Now, on to the games!
Scout Law Game Scramble
To play scramble, all you do is lay out the cards word side up and scramble them around. The Cub Scouts need to arrange the cards in the correct order of the points of the scout law.
For the younger kids, you can have them work in teams or as a group. If they are a little older, they can work individually on this.
If you have a set of cards for each Scout, you can have them race to see who can get them sorted correctly the fastest.
Scout Law Slapjack
Slapjack is probably better for the older Scouts. This would be a good gathering activity as a review for them. The objective of the game is to collect a complete set of cards with all of the Scout Law points on them.
You'll need three people to play this game: two competitors and one dealer. It's also better to have at least three sets of cards.
Start by having the dealer shuffle the cards. The dealer will then start dealing the cards one at a time face up between the two players. When the first point of the Scout Law is dealt, the players will attempt to be the first to slap that card. The Cub Scout will keep the card if he's the first.
The dealer will then continue to deal the cards one at a time. When the second point of the Scout Law is dealt, the kids will try to slap it first.
Unlike regular slapjack, the Scouts will only take the top card that is the second point of the scout law.

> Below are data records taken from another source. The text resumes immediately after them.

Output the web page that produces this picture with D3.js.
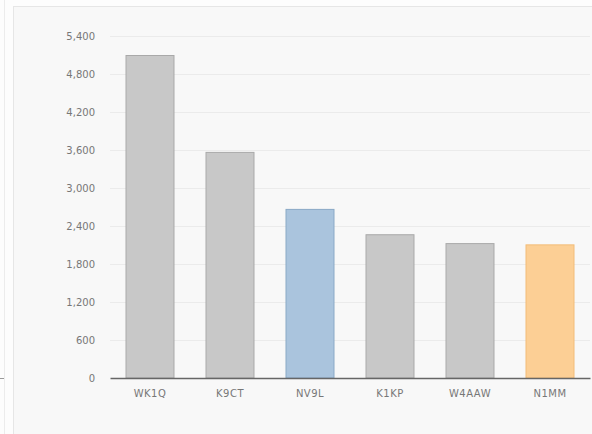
<!DOCTYPE html>
<html><head><meta charset="utf-8">
<script src="https://cdn.jsdelivr.net/npm/d3@7"></script>
<style>
html,body{margin:0;padding:0;background:#fff;}
svg{display:block;font-family:"DejaVu Sans",Verdana,sans-serif;}
</style></head>
<body>
<svg id="chart" width="592" height="434"></svg>
<script>
const categories = ["WK1Q","K9CT","NV9L","K1KP","W4AAW","N1MM"];
const values = [5100,3570,2670,2270,2130,2110];
const barColors = ["#c8c8c8","#c8c8c8","#aac4dd","#c8c8c8","#c8c8c8","#fccf95"];
const barStrokes = ["#a9a9a9","#a9a9a9","#8aa9c6","#a9a9a9","#a9a9a9","#f2bc78"];
const yTicks = [0,600,1200,1800,2400,3000,3600,4200,4800,5400];

const svg = d3.select("#chart");
// frame
svg.append("rect").attr("x",0).attr("y",0).attr("width",592).attr("height",434).attr("fill","#fdfdfd");
svg.append("rect").attr("x",13.5).attr("y",6.5).attr("width",590).attr("height",440).attr("fill","#f8f8f8").attr("stroke","#e6e6e6");
svg.append("line").attr("x1",4.5).attr("x2",4.5).attr("y1",0).attr("y2",434).attr("stroke","#ececec");
svg.append("line").attr("x1",0).attr("x2",4).attr("y1",378.5).attr("y2",378.5).attr("stroke","#999");

const y = d3.scaleLinear().domain([0,5400]).range([378,36]);
const x = d3.scaleBand().domain(categories).range([110,590]).paddingInner(0.3875).paddingOuter(0.19375);

// gridlines
svg.append("g").selectAll("line").data(yTicks.filter(d=>d>0)).join("line")
  .attr("x1",110).attr("x2",590)
  .attr("y1",d=>Math.round(y(d))+0.5).attr("y2",d=>Math.round(y(d))+0.5)
  .attr("stroke","#ebebeb");

// y axis labels
const yAxis = d3.axisLeft(y).tickValues(yTicks).tickSize(0).tickPadding(0).tickFormat(d3.format(","));
const gy = svg.append("g").attr("transform","translate(95,0)").call(yAxis);
gy.select(".domain").remove();
gy.selectAll("text").attr("fill","#777").attr("font-size","10px").attr("font-family","DejaVu Sans, Verdana, sans-serif");

// bars
svg.append("g").selectAll("rect").data(values).join("rect")
  .attr("x",(d,i)=>x(categories[i])+0.5)
  .attr("y",d=>y(d)+0.5)
  .attr("width",x.bandwidth()-1)
  .attr("height",d=>y(0)-y(d)-0.5)
  .attr("fill",(d,i)=>barColors[i])
  .attr("stroke",(d,i)=>barStrokes[i]);

// x axis
const xAxis = d3.axisBottom(x).tickSize(0).tickPadding(12);
const gx = svg.append("g").attr("transform","translate(0,378)").call(xAxis);
gx.select(".domain").attr("stroke","#666").attr("stroke-width",1.5);
gx.selectAll("text").attr("fill","#777").attr("font-size","10px").attr("font-family","DejaVu Sans, Verdana, sans-serif").attr("letter-spacing","0.5px");
</script>
</body></html>
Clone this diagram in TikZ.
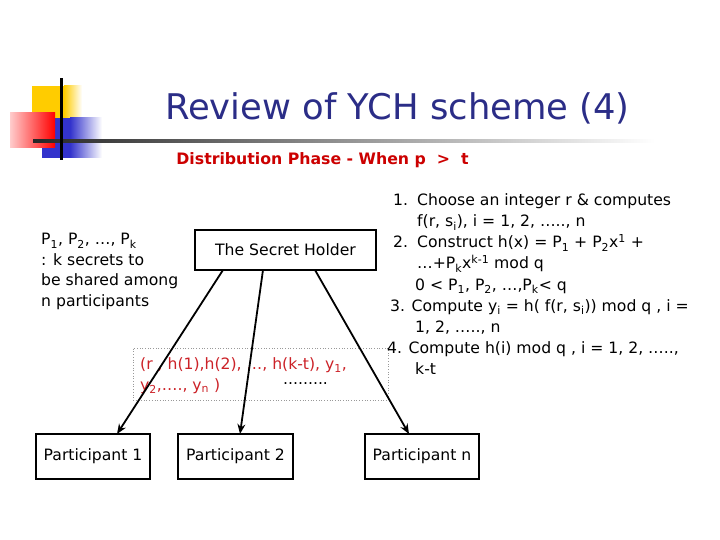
\documentclass[tikz,border=0pt]{standalone}
\usepackage{fontspec}
\setmainfont{DejaVu Sans}
\usetikzlibrary{arrows.meta}
\definecolor{titleblue}{RGB}{43,45,135}
\definecolor{subred}{RGB}{204,0,0}
\definecolor{boxred}{RGB}{204,34,40}
\definecolor{sqyellow}{RGB}{255,204,0}
\definecolor{sqblue}{RGB}{51,51,204}
\newcommand\fsz[1]{\fontsize{#1}{#1}\selectfont}
\begin{document}
\begin{tikzpicture}[x=1bp,y=-1bp,
  txt/.style={inner sep=0pt, anchor=base west, font=\fsz{15.7}},
  pbox/.style={draw, line width=1.2bp, minimum height=45bp, inner sep=0pt, font=\fsz{15.7}},
  conn/.style={line width=1.8bp, -{Stealth[length=10bp,width=8bp]}},
]
\useasboundingbox[fill=white] (0,0) rectangle (720,540);

% decoration
\fill[sqyellow] (32,86) rectangle (64,118);
\shade[left color=sqyellow, right color=white] (64,86) rectangle (82,118);
\fill[sqblue] (42,118) rectangle (70,158);
\shade[left color=sqblue, right color=white] (70,118) rectangle (102,158);
\shade[left color=red!20, right color=red] (10,113) rectangle (55,148);
\shade[left color=black!85, right color=white] (33,139.3) rectangle (655,142.7);
\fill[black] (60,78) rectangle (62.5,160);

% titles
\node[font=\fsz{35.5}, text=titleblue, anchor=base, inner sep=0pt] (title) at (397.5,120) {Review of YCH scheme (4)};
\node[font=\bfseries\fsz{15.8}, text=subred, anchor=base, inner sep=0pt] (sub) at (322.5,165) {Distribution Phase - When p\ \ >\ \ t};

% left text
\node[txt] (l1) at (41,245) {P\textsubscript{1}, P\textsubscript{2}, …, P\textsubscript{k}};
\node[txt] (l2) at (41,266) {: k secrets to};
\node[txt] (l3) at (41,286) {be shared among};
\node[txt] (l4) at (41,306) {n participants};

% boxes
\node[pbox, minimum width=181bp, minimum height=40bp] (holder) at (285.5,250) {The Secret Holder};
\node[pbox, minimum width=114bp] (p1) at (93,456.5) {Participant 1};
\node[pbox, minimum width=115bp] (p2) at (235.5,456.5) {Participant 2};
\node[pbox, minimum width=114bp] (pn) at (422,456.5) {Participant n};

% dotted box with shares
\node[draw=gray!80, dotted, line width=0.7bp, minimum width=255bp, minimum height=52bp, inner sep=0pt] (dbox) at (260.5,374) {};
\node[txt, text=boxred] (r1) at (140,369) {(r , h(1),h(2), …, h(k-t), y\textsubscript{1},};
\node[txt, text=boxred] (r2) at (140,390) {y\textsubscript{2},…., y\textsubscript{n} )};
\node[txt] (dots) at (283,384) {.........};

% connectors
\coordinate (s1) at (223,270);
\coordinate (s2) at (263,270);
\coordinate (s3) at (315,270);
\coordinate (e1) at (117,434);
\coordinate (e2) at (240,434);
\coordinate (e3) at (409,434);
\draw[conn] (s1) -- (e1);
\draw[conn] (s2) -- (e2);
\draw[conn] (s3) -- (e3);

% right list
\node[txt] (n1) at (393,206) {1.};
\node[txt] (a1) at (417,206) {Choose an integer r \& computes};
\node[txt] (a2) at (417,227) {f(r, s\textsubscript{i}), i = 1, 2, ….., n};
\node[txt] (n2) at (393,248) {2.};
\node[txt] (b1) at (417,248) {Construct h(x) = P\textsubscript{1} + P\textsubscript{2}x\textsuperscript{1} +};
\node[txt] (b2) at (417,269) {…+P\textsubscript{k}x\textsuperscript{k-1} mod q};
\node[txt] (b3) at (415,290) {0 < P\textsubscript{1}, P\textsubscript{2}, …,P\textsubscript{k}< q};
\node[txt] (c1) at (390,311) {3. Compute y\textsubscript{i} = h( f(r, s\textsubscript{i})) mod q , i =};
\node[txt] (c2) at (415,332) {1, 2, ….., n};
\node[txt] (d1) at (387,353) {4. Compute h(i) mod q , i = 1, 2, …..,};
\node[txt] (d2) at (415,374) {k-t};
\end{tikzpicture}
\end{document}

Play continues with each point of the Scout Law. The Cub Scout who collects the most points of the Scout Law wins.
For younger Scouts, you can just put the Scout Law nearby so that they can see it. You can also announce which point of the law they should try to get before the cards are dealt.
To make the game a bit more challenging for older kids, have them keep up with which point of the Scout Law they're going for.
Scout Law Vanishing Card
Vanishing card is a Scout memory game and makes a great gathering activity because the Cub Scouts can join at any time.
For this game, have all of the cards placed face up with the points of the Scout Law showing. They should be scrambled up on the table.
Give the kids a few seconds to look at all of the cards then have them close their eyes. A den chief or parent will then remove one of the cards. Instruct the Scouts to open their eyes and try to figure out which card was removed.
This can be done over and over again. To make it a little more difficult, you can move the cards around while the kids have their eyes closed.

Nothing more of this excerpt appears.